[rescue] Oh yeah ...

Sridhar Ayengar ploopster at gmail.com
Fri Feb 20 13:20:38 CST 2009


Phil Stracchino wrote:
> Ethan O'Toole wrote:
>>> Yup.  I'm being freshly reminded how painful XP is, with the bling that
>>> you can't disable and assorted management settings obfuscated and tucked
>>> away in hard-to-find places.  Tracking down the interface settings and
>>> setting for performance-over-shiny helps.  But there's still way too
>>> much bloat and bling and unnecessary space-wastage in the interface.
>> There are ways to trim all of that out.
> 
> *All* of it?  I have most of it disabled, but "My Network Places" takes
> twice as many clicks to actually reach anything useful as Win2K's
> "Network" tool, and it's stuffed full of intrinsic gibberish.  What the
> heck is a "web client network" supposed to be that's different from a
> "Microsoft Windows Network"?  Does it use a different kind of electrons
> or something?  I will never understand why Microsoft has such a
> compulsion to pointlessly obfuscate networking.  It's almost as though
> they don't WANT their customers to understand.

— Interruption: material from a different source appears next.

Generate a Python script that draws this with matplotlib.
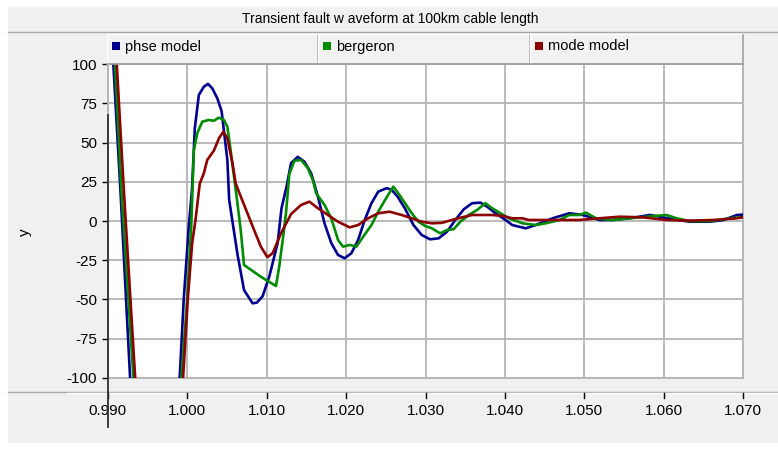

The way of not having to deal with that is to not use the Network 
Neighborhood at all, and to turn off its display on the Desktop.

> And then there's the "improved" XP "My Computer" window, which now
> requires almost half an XGA laptop screen to show me one hard disk, one
> network drive, two virtual CD drives, and a couple of folders I don't
> even care about, much less want to see there.

There are several easy ways to disable that "feature".

> It was bad enough when MS added multiple toolbars, address bars, and
> about a gazillion buttons to every folder window.  Does *anyone* ever
> actually USE any of that crap?  Fortunately they made it easy to turn
> them off.

Turning off the unwanted garbage in the My Computer window is similar.